L’Institut français de recherche pour l’exploitation de la mer (IFREMER) scrute de près les stocks débarqués par les 7.000 navires français. Plus de 400.000 tonnes de poissons frais au total en 2017. Pour évaluer l’état des ressources, les techniciens de l'IFREMER interrogent les pêcheurs, ils observent les débarquements. Ils ont même parfois des contrôleurs à bord, mais ils croisent aussi ces informations avec les historiques de capture, les caractéristiques biologiques de chaque espèce.
Toutes ces données constituent un bilan pour le moins mitigé. Près de la moitié des stocks, 48% précisément, est exploitée de façon durable c’est-à-dire en laissant aux poissons adultes assez de temps pour se reproduire efficacement. En revanche, 27% sont surexploités, et 25% ne sont pas évalués. C'est ce qu'explique Alain Bizeau, en charge de l'expertise halieutique au sein de l’IFREMER.
En Méditerranée, la situation est également mauvaise, que l'on parle de merlus, de rougets ou encore de sardines. Seul le thon rouge retrouve des couleurs. Pour l’IFREMER, cela s’explique par les mesures de gestion des stocks appliquées depuis 2007. Un stock désigne une espèce dans la zone où elle vit. Les eaux métropolitaines comptent notamment cinq stocks de sole, quatre de cabillaud et selon où ce stock se trouve, il peut faire l’objet de surpêche ou au contraire entrer dans les critères d’une pêche durable. Si l’on prend l’exemple du merlu, il est surexploité dans le golfe du Lion. En revanche dans le golfe de Gascogne, il semble mieux se porter.

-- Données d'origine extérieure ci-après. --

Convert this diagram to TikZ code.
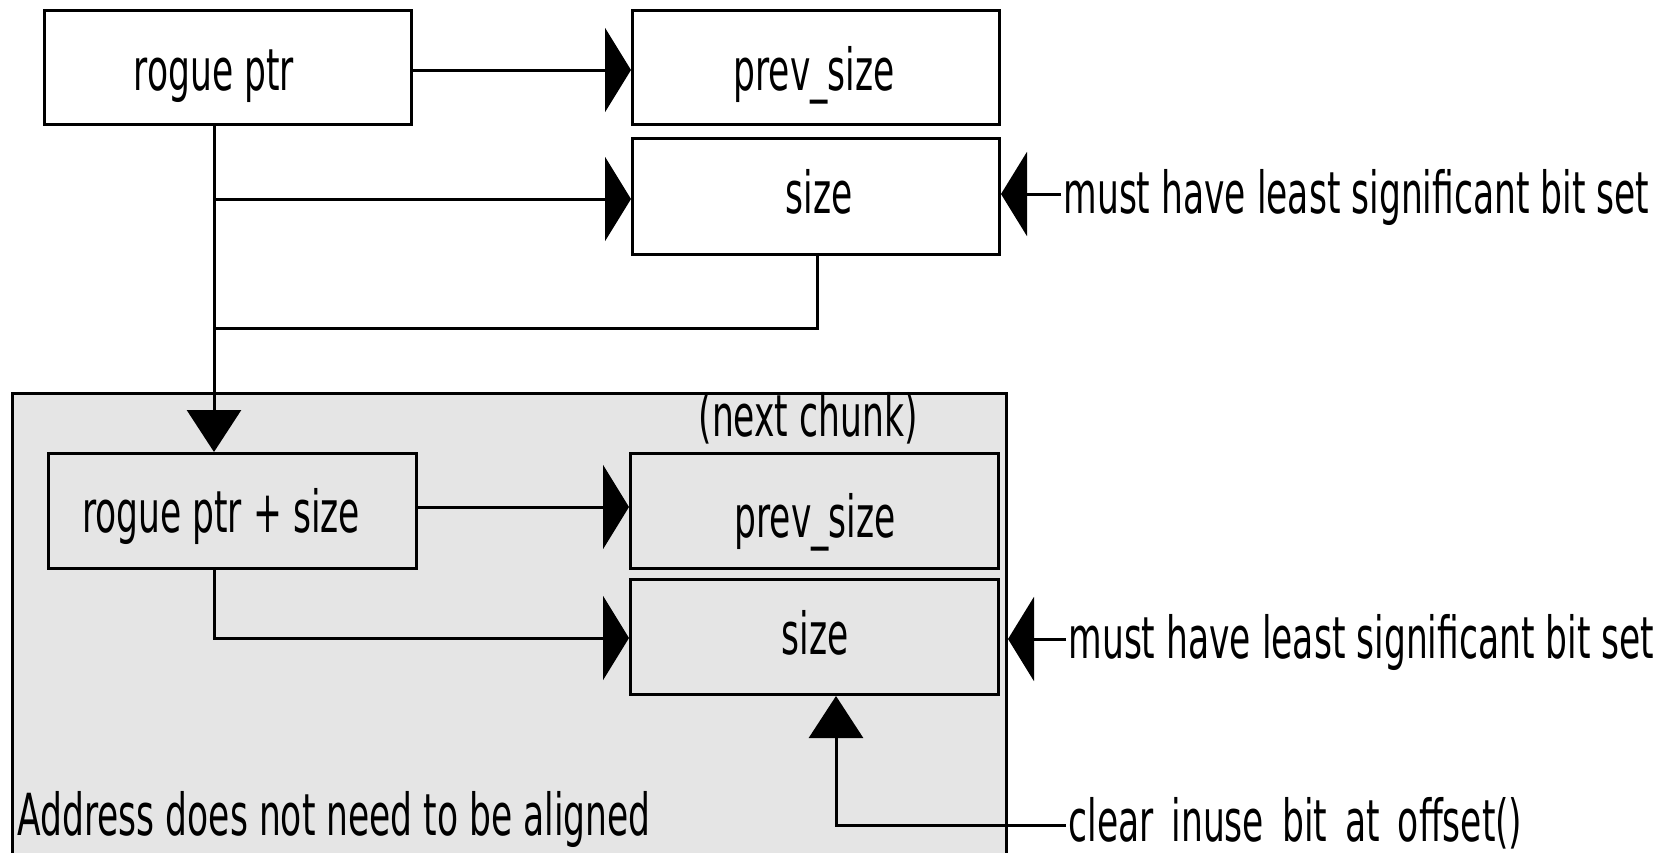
\documentclass[tikz,border=0pt]{standalone}
\usepackage{fontspec}
\setmainfont{DejaVu Sans}[FakeStretch=0.595]
\usetikzlibrary{arrows.meta}

\begin{document}
\begin{tikzpicture}[x=1pt,y=-1pt,line width=3pt,
  box/.style={draw,line width=3pt,anchor=north west,inner sep=0pt},
  chunkbox/.style={box,fill=black!10},
  txt/.style={inner sep=0pt,anchor=base,font=\fontsize{58}{62}\selectfont},
  ltxt/.style={txt,anchor=base west},
  harrow/.style={-{Triangle[length=26pt,width=84pt]}},
  varrow/.style={-{Triangle[length=42pt,width=54pt]}}]
\useasboundingbox (0,0) rectangle (1668,852);
\begin{scope}
\clip (0,0) rectangle (1668,852);

% upper chunk: pointer and its header fields
\node[box,minimum width=367pt,minimum height=114pt] (rp)  at (43,9)   {};
\node[box,minimum width=367pt,minimum height=114pt] (ps1) at (631,9)  {};
\node[box,minimum width=367pt,minimum height=116pt] (sz1) at (631,137) {};

% next chunk region
\node[chunkbox,minimum width=994pt,minimum height=480pt] (chunk) at (11,392) {};
\node[box,minimum width=368pt,minimum height=115pt] (rps) at (47,452)  {};
\node[box,minimum width=368pt,minimum height=115pt] (ps2) at (629,452) {};
\node[box,minimum width=368pt,minimum height=115pt] (sz2) at (629,578) {};

% labels
\node[txt] (trp)  at (214,90)  {rogue ptr};
\node[txt] (tps1) at (814,90)  {prev\_size};
\node[txt] (tsz1) at (819,213) {size};
\node[txt] (tnc)  at (808,436) {(next chunk)};
\node[txt] (trps) at (221,532) {rogue ptr + size};
\node[txt] (tps2) at (815,537) {prev\_size};
\node[txt] (tsz2) at (815,654) {size};
\node[ltxt] (note1) at (1062,213) {must have least significant bit set};
\node[ltxt] (note2) at (1067,658) {must have least significant bit set};
\node[ltxt] (note3) at (1067,841) {\spaceskip=18pt clear inuse bit at offset()};
\node[ltxt] (note4) at (16,835)  {Address does not need to be aligned};

% connectors
\coordinate (j1) at (214,199);
\coordinate (j2) at (214,328);
\draw[harrow] (rp.east |- 0,70) -- (ps1.west |- 0,70);
\draw[varrow] (rp.south -| j1) -- (rps.north -| j1);
\draw[harrow] (j1) -- (sz1.west |- j1);
\draw (sz1.south -| 817,0) |- (j2);
\draw[harrow] (rps.east |- 0,507) -- (ps2.west |- 0,507);
\draw[harrow] (rps.south -| j1) |- (sz2.west |- 0,638);

% annotation pointers
\coordinate (m1) at (1061,194);
\coordinate (m2) at (1066,639);
\coordinate (c1) at (1066,825);
\draw[harrow] (m1) -- (sz1.east |- m1);
\draw[harrow] (m2) -- (chunk.east |- m2);
\draw[varrow] (c1) -| (sz2.south -| 836,0);
\end{scope}
\end{tikzpicture}
\end{document}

Mais d’autres facteurs peuvent aussi expliquer une baisse des stocks. Par exemple si le hareng et le maquereau perdent du terrain depuis trente ans dans la Manche, c’est aussi à cause du réchauffement de la température de l’eau qui a probablement poussé ces espèces à migrer. Mais parmi les causes de cette surpêche on peut inclure la pêche électrique qui vient d’être interdite par l’Europe. C’est en tout cas ce que pense Mathieu Colléter de l’association Bloom, une ONG spécialisée dans la protection des fonds marins.
Quoi qu’il en soit, le bilan en demi-teinte dressé par l’IFREMER est insuffisant si l’on se réfère aux objectifs européens. Les Etats membres de l’Union européenne se sont engagés à atteindre au plus tard en 2020 ce rendement maximal durable. A moins d’un an de cette échéance, moins de la moitié des stocks, 48%, sont exploités de façon durable. Pours Mathieu Colléter, de l’association Bloom, c’est un échec et les responsables de cet échec sont ceux qui se sont fixés cet objectif ambitieux, c’est à dire les Etats européens.

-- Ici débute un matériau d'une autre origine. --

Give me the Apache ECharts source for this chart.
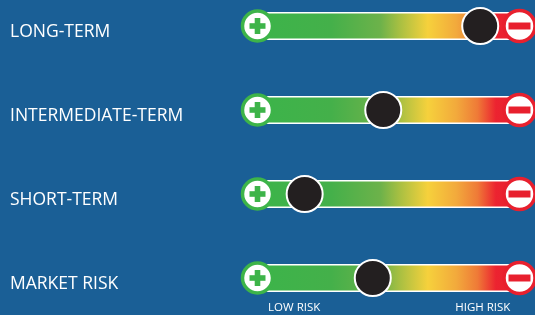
<!DOCTYPE html>
<html>
<head>
<meta charset="utf-8">
<script src="https://cdn.jsdelivr.net/npm/echarts@6/dist/echarts.min.js"></script>
<style>
  html, body { margin: 0; padding: 0; background: #1a5f96; }
  #chart { width: 535px; height: 315px; }
</style>
</head>
<body>
<div id="chart"></div>
<script>
// rows, top to bottom
const categories = ['LONG-TERM', 'INTERMEDIATE-TERM', 'SHORT-TERM', 'MARKET RISK']
// marker position on a 0 (low risk) .. 100 (high risk) scale
const riskValues = [85, 48, 18, 44]
const scaleMax = 100
const riskTickValues = [14, 86]
const riskTickLabels = ['LOW RISK', 'HIGH RISK']

const chart = echarts.init(document.getElementById('chart'))

const barGradient = new echarts.graphic.LinearGradient(0, 0, 1, 0, [
  { offset: 0, color: '#3cb44a' },
  { offset: 0.28, color: '#44b04a' },
  { offset: 0.47, color: '#6db24a' },
  { offset: 0.54, color: '#a6bf42' },
  { offset: 0.65, color: '#f6d13c' },
  { offset: 0.76, color: '#f2a93c' },
  { offset: 0.84, color: '#ef7a37' },
  { offset: 0.91, color: '#ec2330' },
  { offset: 1, color: '#e8202e' },
])

// plus / minus end caps
function renderCaps(params, api) {
  const row = api.value(0)
  const left = api.coord([0, row])
  const right = api.coord([scaleMax, row])
  const green = '#3db449'
  const red = '#e8202e'
  return {
    type: 'group',
    children: [
      { type: 'circle', shape: { cx: left[0], cy: left[1], r: 15 }, style: { fill: '#fff', stroke: green, lineWidth: 3.5 } },
      { type: 'rect', shape: { x: left[0] - 8, y: left[1] - 2.8, width: 16, height: 5.6 }, style: { fill: green } },
      { type: 'rect', shape: { x: left[0] - 2.8, y: left[1] - 8, width: 5.6, height: 16 }, style: { fill: green } },
      { type: 'circle', shape: { cx: right[0], cy: right[1], r: 15.5 }, style: { fill: '#fff', stroke: red, lineWidth: 3.5 } },
      { type: 'rect', shape: { x: right[0] - 11, y: right[1] - 3.5, width: 22, height: 7 }, style: { fill: red } },
    ]
  }
}

chart.setOption({
  backgroundColor: '#1a5f96',
  animation: false,
  grid: { left: 257.5, width: 262, top: 26, bottom: 37, containLabel: false },
  xAxis: {
    type: 'value',
    min: 0,
    max: scaleMax,
    splitLine: { show: false },
    axisLine: { show: false },
    axisTick: { show: false },
    axisLabel: {
      customValues: riskTickValues,
      formatter: v => riskTickLabels[riskTickValues.indexOf(v)] || '',
      color: '#fff',
      fontFamily: 'Open Sans',
      fontSize: 11.5,
      margin: 24,
    },
  },
  yAxis: {
    type: 'category',
    data: categories,
    inverse: true,
    boundaryGap: false,
    axisLine: { show: false },
    axisTick: { show: false },
    splitLine: { show: false },
    axisLabel: {
      align: 'left',
      verticalAlign: 'top',
      lineHeight: 12,
      margin: 247.5,
      color: '#fff',
      fontFamily: 'Open Sans',
      fontSize: 17.5,
    },
  },
  series: [
    {
      type: 'bar',
      data: categories.map(() => scaleMax),
      barWidth: 28,
      itemStyle: { color: barGradient, borderColor: '#fff', borderWidth: 1.5 },
      silent: true,
      z: 1,
    },
    {
      type: 'custom',
      renderItem: renderCaps,
      data: categories.map((c, i) => [i]),
      encode: { y: 0 },
      z: 2,
    },
    {
      type: 'scatter',
      data: riskValues.map((v, i) => [v, i]),
      symbol: 'circle',
      symbolSize: 36,
      itemStyle: { color: '#231f20', borderColor: '#fff', borderWidth: 2, opacity: 1 },
      z: 3,
    },
  ],
})
</script>
</body>
</html>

Tout n'est cependant pas noir dans ce tableau et certaines initiatives pourraient contribuer à atteindre les objectifs de pêche durable. C'est le cas à Lorient où l’Ifremer, le Comité des pêches du Morbihan, des entreprises et des universitaires bretons planchent sur un projet qui permettrait d’identifier les poissons à distance.
Concrètement, des capteurs seraient installés dans et à l’entrée du chalut. Ces capteurs permettraient d’identifier exactement et en temps réel les poissons capturés alors qu’actuellement, on n’identifie que des formes vivantes. L’intelligence artificielle au service de la pêche durable. Chercheurs, enseignants et entreprises espèrent mener à bien ce projet d’ici trois ans. Un projet d’1,5 million d’euros financé par France Filière Pêche et le Feamp, un fonds européen.